Le Matin : Le Parlement marocain vient d’obtenir le statut de «partenaire avancé» au sein du FOPREL. Quelle est l’importance de ce statut pour le Maroc et quelles sont ses implications potentielles pour le Maroc dans ses relations avec les pays d’Amérique centrale ?

Mohamed Badine El Yattioui :
Le passage du Parlement marocain du statut de «membre observateur permanent», octroyé en 2014, à celui de «partenaire avancé», votée à l’unanimité par les membres du FOPREL, est une avancée significative pour le Royaume, qui est tout sauf symbolique. Elle assure aux élus du Royaume une présence permanente au sein du Forum afin de faire avancer la question du Sahara, en s’appuyant sur les élus panaméens et salvadoriens, et les projets de co-développement économique et commercial Sud-Sud par le biais de la diplomatie parlementaire.

Dans quelle mesure ce partenariat conforte-t-il la dynamique de diversification des alliances diplomatiques du Maroc ?

Le Maroc a deux objectifs en Amérique latine. Il cherche, à la fois une diversification de ses partenaires économiques, afin de renforcer sa position de porte d’entrée pour le marché africain, et des soutiens supplémentaires au plan d’autonomie des provinces du Sud. Le port de Dakhla est l’un des projets structurants permettant de conjuguer ces deux objectifs et de donner au Royaume le statut géopolitique et géoéconomique qu’il ambitionne. Ce statut nouveau au sein de ce Forum est très positif pour le Royaume, car chaque pays d’Amérique centrale élabore, bien évidemment, sa propre politique étrangère en fonction de ses intérêts spécifiques. La mise en place d’une stratégie diplomatique parlementaire cohérente et visant la défense et la promotion des intérêts cités ci-dessus permettra au Maroc de présenter la vision Royale à plusieurs pays au sein d’un seul et même espace de dialogue et d’échange.

Comment ce nouveau statut pourrait-il favoriser la position du Maroc dans son plaidoyer en faveur de la marocanité du Sahara ?

Ce nouveau statut pourrait bien entendu renforcer la position du Maroc au sein des instances internationales concernant le Sahara, car il lui donne une opportunité supplémentaire pour faire avancer ses arguments historiques, politiques et juridiques dans une région qui connaît peu ou mal ce conflit artificiel et dans laquelle une certaine idéologie a joué un rôle négatif depuis bientôt 50 ans.

Quels leviers diplomatiques le Maroc pourrait-il utiliser pour renforcer son plaidoyer concernant le Sahara marocain dans le cadre de ce nouveau partenariat ?

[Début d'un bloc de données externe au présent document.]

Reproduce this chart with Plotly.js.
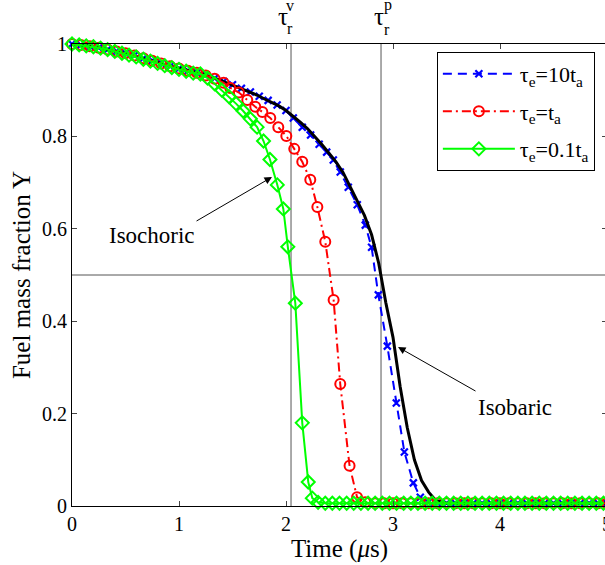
<!DOCTYPE html>
<html><head><meta charset="utf-8">
<script src="https://cdn.plot.ly/plotly-3.0.1.min.js"></script>
<style>html,body{margin:0;padding:0;overflow:hidden;background:#fff}</style>
</head><body><div id="chart" style="width:620px;height:565px"></div>
<script>
// Isobaric reference (black solid, not in legend)
const tIsobaric = [0,0.067,0.133,0.2,0.267,0.333,0.4,0.467,0.533,0.6,0.667,0.733,0.8,0.867,0.933,1.0,1.067,1.133,1.2,1.267,1.333,1.4,1.467,1.533,1.6,1.667,1.733,1.8,1.867,1.933,2.0,2.067,2.133,2.2,2.267,2.333,2.4,2.467,2.533,2.6,2.667,2.733,2.8,2.867,2.933,3.0,3.067,3.133,3.2,3.267,3.333,3.4,3.5,5.0];
const yIsobaric = [1.000,0.998,0.996,0.994,0.992,0.988,0.985,0.981,0.977,0.973,0.969,0.965,0.960,0.955,0.951,0.947,0.943,0.940,0.937,0.932,0.926,0.920,0.914,0.908,0.902,0.896,0.889,0.881,0.874,0.866,0.856,0.844,0.831,0.817,0.801,0.783,0.764,0.745,0.722,0.690,0.659,0.629,0.587,0.525,0.440,0.365,0.258,0.170,0.100,0.055,0.030,0.012,0.006,0.006];

// tau_e = 10 t_a (blue dashed, x markers)
const tSlow = [0,0.083,0.167,0.25,0.333,0.417,0.5,0.583,0.667,0.75,0.833,0.917,1.0,1.083,1.167,1.25,1.333,1.417,1.5,1.583,1.667,1.75,1.833,1.917,2.0,2.068,2.152,2.23,2.31,2.38,2.442,2.507,2.582,2.666,2.741,2.80,2.863,2.947,3.031,3.106,3.19,3.255,3.33,3.417,3.5,3.583,3.667,3.75,3.833,3.917,4.0,4.083,4.167,4.25,4.333,4.417,4.5,4.583,4.667,4.75,4.833,4.917,5.0];
const ySlow = [1.0,0.998,0.995,0.992,0.988,0.984,0.980,0.975,0.969,0.964,0.958,0.952,0.947,0.942,0.938,0.933,0.926,0.919,0.912,0.904,0.896,0.887,0.878,0.868,0.856,0.840,0.820,0.803,0.783,0.766,0.749,0.723,0.690,0.652,0.608,0.560,0.457,0.346,0.223,0.117,0.050,0.019,0.008,0.006,0.006,0.006,0.006,0.006,0.006,0.006,0.006,0.006,0.006,0.006,0.006,0.006,0.006,0.006,0.006,0.006,0.006,0.006,0.006];

// tau_e = t_a (red dash-dot, circles)
const tMid = [0,0.083,0.167,0.25,0.333,0.417,0.5,0.583,0.667,0.75,0.833,0.917,1.0,1.083,1.167,1.25,1.333,1.417,1.479,1.56,1.638,1.713,1.779,1.853,1.928,2.003,2.077,2.152,2.227,2.293,2.367,2.445,2.507,2.594,2.664,2.74,2.833,2.917,3.0,3.083,3.167,3.25,3.333,3.417,3.5,3.583,3.667,3.75,3.833,3.917,4.0,4.083,4.167,4.25,4.333,4.417,4.5,4.583,4.667,4.75,4.833,4.917,5.0];
const yMid = [1.0,0.998,0.995,0.992,0.988,0.984,0.980,0.975,0.969,0.964,0.958,0.952,0.947,0.942,0.938,0.932,0.925,0.916,0.905,0.895,0.879,0.864,0.853,0.840,0.820,0.801,0.773,0.745,0.706,0.647,0.572,0.446,0.264,0.087,0.019,0.008,0.006,0.006,0.006,0.006,0.006,0.006,0.006,0.006,0.006,0.006,0.006,0.006,0.006,0.006,0.006,0.006,0.006,0.006,0.006,0.006,0.006,0.006,0.006,0.006,0.006,0.006,0.006];

// tau_e = 0.1 t_a (green solid, diamonds)
const tFast = [0,0.067,0.133,0.2,0.267,0.333,0.4,0.467,0.533,0.6,0.667,0.733,0.8,0.867,0.933,1.0,1.067,1.133,1.2,1.267,1.333,1.4,1.467,1.533,1.6,1.667,1.73,1.79,1.85,1.919,1.975,2.017,2.087,2.152,2.208,2.246,2.30,2.367,2.433,2.5,2.567,2.633,2.7,2.767,2.833,2.9,2.967,3.033,3.1,3.167,3.233,3.3,3.367,3.433,3.5,3.567,3.633,3.7,3.767,3.833,3.9,3.967,4.033,4.1,4.167,4.233,4.3,4.367,4.433,4.5,4.567,4.633,4.7,4.767,4.833,4.9,4.967];
const yFast = [1.0,0.998,0.996,0.994,0.991,0.988,0.984,0.980,0.976,0.972,0.967,0.963,0.958,0.953,0.949,0.945,0.941,0.937,0.935,0.926,0.914,0.900,0.886,0.871,0.855,0.838,0.820,0.790,0.750,0.695,0.643,0.561,0.439,0.180,0.052,0.017,0.008,0.006,0.006,0.006,0.006,0.006,0.006,0.006,0.006,0.006,0.006,0.006,0.006,0.006,0.006,0.006,0.006,0.006,0.006,0.006,0.006,0.006,0.006,0.006,0.006,0.006,0.006,0.006,0.006,0.006,0.006,0.006,0.006,0.006,0.006,0.006,0.006,0.006,0.006,0.006,0.006];

// reference lines
const tauV = 2.047;   // isochoric reaction time
const tauP = 2.888;   // isobaric reaction time
const yHalf = 0.5;

const legendNames = ['τ<sub>e</sub>=10t<sub>a</sub>', 'τ<sub>e</sub>=t<sub>a</sub>', 'τ<sub>e</sub>=0.1t<sub>a</sub>'];
const xTicks = [0,1,2,3,4,5];
const yTicks = [0,0.2,0.4,0.6,0.8,1];

const serif = 'Liberation Serif';

const traces = [
  {x:tSlow, y:ySlow, name:legendNames[0], mode:'lines+markers', legendgroup:'a',
   line:{color:'#0000ff', width:2, dash:'9px,6px'},
   marker:{symbol:'x-thin-open', size:7, color:'#0000ff', line:{color:'#0000ff', width:2.2}}, cliponaxis:false},
  {x:tIsobaric, y:yIsobaric, name:'Isobaric', mode:'lines', showlegend:false,
   line:{color:'#000000', width:3}, cliponaxis:false},
  {x:tMid, y:yMid, name:legendNames[1], mode:'lines+markers', legendgroup:'b',
   line:{color:'#ff0000', width:2, dash:'9px,4px,2px,4px'},
   marker:{symbol:'circle-open', size:10, color:'#ff0000', line:{color:'#ff0000', width:2}}, cliponaxis:false},
  {x:tFast, y:yFast, name:legendNames[2], mode:'lines+markers', legendgroup:'c',
   line:{color:'#00ff00', width:2},
   marker:{symbol:'diamond-open', size:10, color:'#00ff00', line:{color:'#00ff00', width:2}}, cliponaxis:false}
];

const layout = {
  width:620, height:565,
  margin:{l:72, r:13, t:44, b:59},
  paper_bgcolor:'#ffffff', plot_bgcolor:'#ffffff',
  font:{family:serif, color:'#000', size:20},
  showlegend:true,
  legend:{x:0.682, y:0.983, xanchor:'left', yanchor:'top', bordercolor:'#000', borderwidth:1,
          bgcolor:'#fff', font:{family:serif, size:22}, itemwidth:72, tracegroupgap:6},
  xaxis:{range:[0,5], tickvals:xTicks, ticktext:xTicks.map(String), ticks:'inside', ticklen:5, mirror:'ticks',
         showline:true, linecolor:'#000', linewidth:1, showgrid:false, zeroline:false,
         tickfont:{family:serif, size:20}, title:{text:'Time (<i>μ</i>s)', font:{family:serif, size:25}, standoff:0}},
  yaxis:{range:[0,1], tickvals:yTicks, ticktext:yTicks.map(String), ticks:'inside', ticklen:5, mirror:'ticks',
         showline:true, linecolor:'#000', linewidth:1, showgrid:false, zeroline:false,
         tickfont:{family:serif, size:20}, title:{text:'Fuel mass fraction Y', font:{family:serif, size:25}, standoff:4}},
  shapes:[
    {type:'line', xref:'x', yref:'paper', x0:tauV, x1:tauV, y0:0, y1:1, layer:'below', line:{color:'#555', width:1}},
    {type:'line', xref:'x', yref:'paper', x0:tauP, x1:tauP, y0:0, y1:1, layer:'below', line:{color:'#555', width:1}},
    {type:'line', xref:'paper', yref:'y', x0:0, x1:1, y0:yHalf, y1:yHalf, layer:'below', line:{color:'#555', width:1}}
  ],
  annotations:[
    {xref:'x', yref:'paper', x:tauV, y:1.060, yanchor:'middle', xshift:-8, text:'τ', showarrow:false, font:{family:serif, size:25}},
    {xref:'x', yref:'paper', x:tauV, y:1.084, yanchor:'middle', xshift:-1, text:'v', showarrow:false, font:{family:serif, size:16}},
    {xref:'x', yref:'paper', x:tauV, y:1.034, yanchor:'middle', xshift:-1, text:'r', showarrow:false, font:{family:serif, size:16}},
    {xref:'x', yref:'paper', x:tauP, y:1.060, yanchor:'middle', xshift:-2, text:'τ', showarrow:false, font:{family:serif, size:25}},
    {xref:'x', yref:'paper', x:tauP, y:1.085, yanchor:'middle', xshift:7, text:'p', showarrow:false, font:{family:serif, size:16}},
    {xref:'x', yref:'paper', x:tauP, y:1.032, yanchor:'middle', xshift:6, text:'r', showarrow:false, font:{family:serif, size:16}},
    {xref:'x', yref:'y', x:0.745, y:0.586, text:'Isochoric', showarrow:false, font:{family:serif, size:23}},
    {xref:'x', yref:'y', x:1.869, y:0.712, ax:1.150, ay:0.615, axref:'x', ayref:'y', text:'', showarrow:true,
     arrowhead:2, arrowsize:1.5, arrowwidth:1, arrowcolor:'#000', standoff:0, startstandoff:0},
    {xref:'x', yref:'y', x:4.14, y:0.214, text:'Isobaric', showarrow:false, font:{family:serif, size:23}},
    {xref:'x', yref:'y', x:3.047, y:0.344, ax:3.785, ay:0.247, axref:'x', ayref:'y', text:'', showarrow:true,
     arrowhead:2, arrowsize:1.5, arrowwidth:1, arrowcolor:'#000', standoff:0, startstandoff:0}
  ]
};

Plotly.newPlot('chart', traces, layout, {displayModeBar:false, staticPlot:true});
</script></body></html>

Parmi les leviers diplomatiques que le Royaume pourrait mettre en avant, il y a bien entendu les accords culturels, universitaires et commerciaux. Les phosphates ont également un rôle significatif à jouer comme levier de négociations, du fait du rôle central de l’OCP dans ce domaine sur le plan international. Le Maroc pourrait l’utiliser comme effet de levier du fait des besoins croissants qu’en ont les pays membres du Forum FOPREL, dans le domaine agricole notamment.

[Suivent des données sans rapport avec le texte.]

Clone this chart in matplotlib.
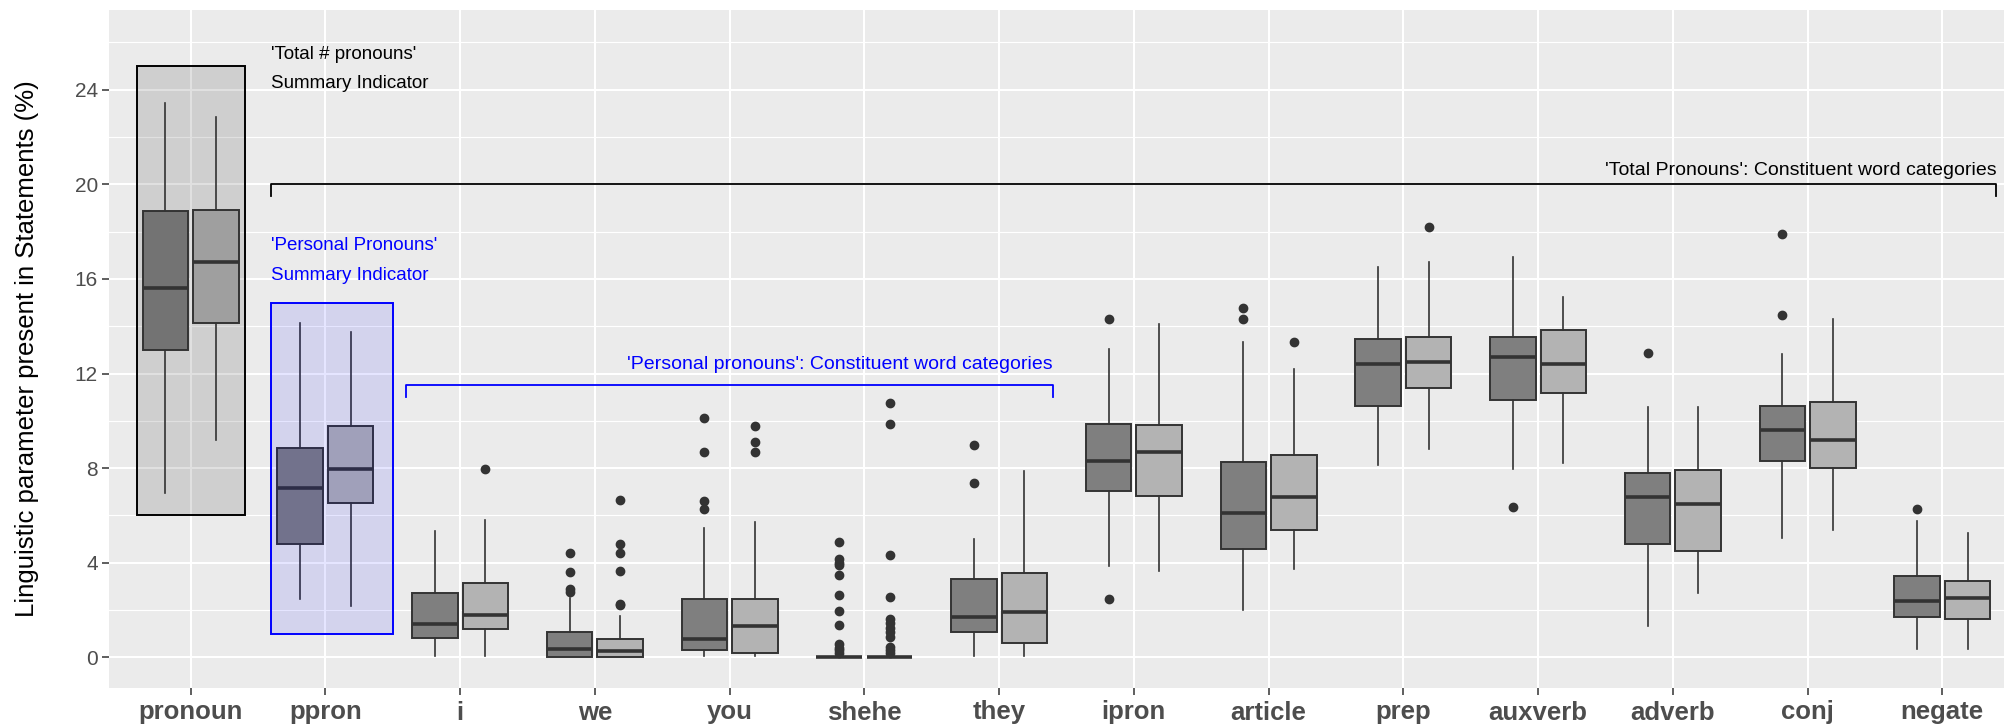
import numpy as np
import matplotlib.pyplot as plt
from matplotlib.patches import Rectangle

categories = ["pronoun", "ppron", "i", "we", "you", "shehe", "they",
              "ipron", "article", "prep", "auxverb", "adverb", "conj", "negate"]

# group A (dark boxes)
a_whislo = [6.93, 2.46, 0.05, 0.0, 0.05, 0.0, 0.05, 3.87, 2.0, 8.14, 7.97, 1.33, 5.06, 0.35]
a_q1 = [13.0, 4.8, 0.82, 0.0, 0.31, 0.0, 1.06, 7.04, 4.57, 10.63, 10.87, 4.78, 8.29, 1.72]
a_med = [15.61, 7.15, 1.41, 0.35, 0.79, 0.0, 1.69, 8.28, 6.12, 12.40, 12.69, 6.78, 9.62, 2.36]
a_q3 = [18.86, 8.83, 2.70, 1.06, 2.47, 0.0, 3.29, 9.87, 8.24, 13.47, 13.54, 7.79, 10.62, 3.44]
a_whishi = [23.44, 14.15, 5.34, 2.52, 5.48, 0.0, 5.01, 13.04, 13.34, 16.49, 16.94, 10.58, 12.82, 5.78]
a_outliers = [[], [], [], [4.42, 3.59, 2.9, 2.75],
              [10.1, 8.7, 6.61, 6.29],
              [4.86, 4.15, 4.0, 3.9, 3.47, 2.65, 1.97, 1.37, 0.56, 0.4, 0.3, 0.17],
              [8.97, 7.36], [14.3, 2.47], [14.75, 14.3], [], [6.36], [12.88],
              [17.88, 14.46], [6.29]]

# group B (light boxes)
b_whislo = [9.17, 2.16, 0.05, 0.0, 0.05, 0.0, 0.05, 3.65, 3.74, 8.82, 8.21, 2.74, 5.37, 0.35]
b_q1 = [14.12, 6.52, 1.18, 0.0, 0.17, 0.0, 0.59, 6.80, 5.40, 11.38, 11.16, 4.50, 8.0, 1.64]
b_med = [16.73, 7.96, 1.78, 0.27, 1.32, 0.0, 1.91, 8.66, 6.78, 12.48, 12.40, 6.49, 9.17, 2.51]
b_q3 = [18.93, 9.80, 3.14, 0.76, 2.47, 0.0, 3.58, 9.82, 8.55, 13.54, 13.84, 7.93, 10.79, 3.22]
b_whishi = [22.83, 13.77, 5.79, 1.75, 5.71, 0.0, 7.86, 14.1, 12.21, 16.71, 15.22, 10.58, 14.32, 5.26]
b_outliers = [[], [], [7.95], [6.67, 4.8, 4.41, 3.66, 2.25, 2.2],
              [9.79, 9.12, 8.68],
              [10.76, 9.86, 4.34, 2.56, 1.64, 1.45, 1.25, 1.05, 0.87, 0.45, 0.3, 0.2],
              [], [], [13.33], [18.19], [], [], [], []]


def box_stats(whislo, q1, med, q3, whishi, outliers):
    return [dict(whislo=lo, q1=a, med=m, q3=b, whishi=hi, fliers=fl)
            for lo, a, m, b, hi, fl in zip(whislo, q1, med, q3, whishi, outliers)]


plt.rcParams["font.family"] = ["Liberation Sans", "DejaVu Sans"]

fig = plt.figure(figsize=(20.09, 7.28), dpi=100)
ax = fig.add_axes([109 / 2009, 40 / 728, 1895 / 2009, 678 / 728])
ax.set_facecolor("#ebebeb")

x = np.arange(len(categories))
BOX_W = 0.3375
OFFSET = 0.1875

groups = [
    (box_stats(a_whislo, a_q1, a_med, a_q3, a_whishi, a_outliers), x - OFFSET, "#7f7f7f"),
    (box_stats(b_whislo, b_q1, b_med, b_q3, b_whishi, b_outliers), x + OFFSET, "#b3b3b3"),
]
for stats, pos, fill in groups:
    ax.bxp(stats, positions=pos, widths=BOX_W, patch_artist=True, showcaps=False,
           boxprops=dict(facecolor=fill, edgecolor="#333333", linewidth=1.4),
           medianprops=dict(color="#333333", linewidth=2.6),
           whiskerprops=dict(color="#333333", linewidth=1.2),
           flierprops=dict(marker="o", markerfacecolor="#333333",
                           markeredgecolor="#333333", markersize=6),
           manage_ticks=False)

# summary indicator frames
ax.add_patch(Rectangle((-0.4, 6), 0.8, 19, facecolor="#333333", alpha=0.15,
                       edgecolor="none", zorder=4))
ax.add_patch(Rectangle((-0.4, 6), 0.8, 19, facecolor="none", edgecolor="black",
                       lw=1.4, zorder=4))
ax.add_patch(Rectangle((0.6, 1), 0.9, 14, facecolor="blue", alpha=0.1,
                       edgecolor="none", zorder=4))
ax.add_patch(Rectangle((0.6, 1), 0.9, 14, facecolor="none", edgecolor="blue",
                       lw=1.4, zorder=4))

# brackets over the constituent categories
ax.plot([0.6, 0.6, 13.4, 13.4], [19.5, 20, 20, 19.5], color="black", lw=1.3, zorder=4)
ax.plot([1.6, 1.6, 6.4, 6.4], [11.0, 11.5, 11.5, 11.0], color="blue", lw=1.3, zorder=4)

fs = 13.5
ax.text(0.6, 25.5, "'Total # pronouns'", ha="left", va="center", fontsize=fs)
ax.text(0.6, 24.25, "Summary Indicator", ha="left", va="center", fontsize=fs)
ax.text(0.6, 17.4, "'Personal Pronouns'", ha="left", va="center", fontsize=fs, color="blue")
ax.text(0.6, 16.15, "Summary Indicator", ha="left", va="center", fontsize=fs, color="blue")
ax.text(13.4, 20.6, "'Total Pronouns': Constituent word categories",
        ha="right", va="center", fontsize=14)
ax.text(6.4, 12.38, "'Personal pronouns': Constituent word categories",
        ha="right", va="center", fontsize=14, color="blue")

ax.set_xlim(-0.606, 13.458)
ax.set_ylim(-1.298, 27.37)
ax.set_xticks(x)
ax.set_xticklabels(categories, fontsize=18.5, fontweight="bold", color="#4d4d4d")
ax.set_yticks(np.arange(0, 25, 4))
ax.set_yticks(np.arange(2, 27, 4), minor=True)
ax.tick_params(axis="y", which="major", labelsize=15, labelcolor="#4d4d4d",
               color="#333333", length=5, width=1.1, pad=3)
ax.tick_params(axis="x", which="major", color="#333333", length=5, width=1.1, pad=4)
ax.tick_params(which="minor", length=0)

ax.set_axisbelow(True)
ax.grid(which="major", color="white", lw=1.5)
ax.grid(which="minor", axis="y", color="white", lw=0.8)
for s in ax.spines.values():
    s.set_visible(False)

fig.text(27.5 / 2009, 1 - 349 / 728, "Linguistic parameter present in Statements (%)",
         rotation=90, ha="center", va="center", fontsize=18.5, color="black")

fig.savefig("out.png", dpi=100)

Quelles synergies peuvent être envisagées avec d’autres partenariats comme celui avec le Parlement d’Amérique centrale (Parlacen), ou encore le statut de membre observateur permanent auprès du Parlement latino-américain et caribéen (Parlatino) ?

La multiplication et le renforcement de la présence marocaine dans ces organisations est une nécessité absolue. Elles permettront de mettre en avant la vision Royale par le biais des canaux distincts que sont ces organisations interparlementaires. Ceci nécessite donc une collaboration étroite et solide entre les deux Chambres et un certain nombre de ministères. Le processus de consolidation des relations avec les Parlements d’Amérique latine est un choix stratégique pour le Maroc dans le cadre de la coopération Sud-Sud. Pour que cela soit efficace, le profil des parlementaires est capital pour mieux analyser les enjeux et défendre avec efficience la cause nationale. La création du Forum parlementaire afro-latino-américain «AFROLAC», en 2019, en est un autre exemple. Il est aussi impératif de sortir de cette vision de l’Amérique latine comme étant un ensemble cohérent. Il faut affiner l’analyse, en ayant une approche spécifique par ensemble sous-régionaux latino-américains et par pays, conjuguée à une capacité d’action pour pouvoir promouvoir les intérêts du Maroc et au premier plan la question du Sahara.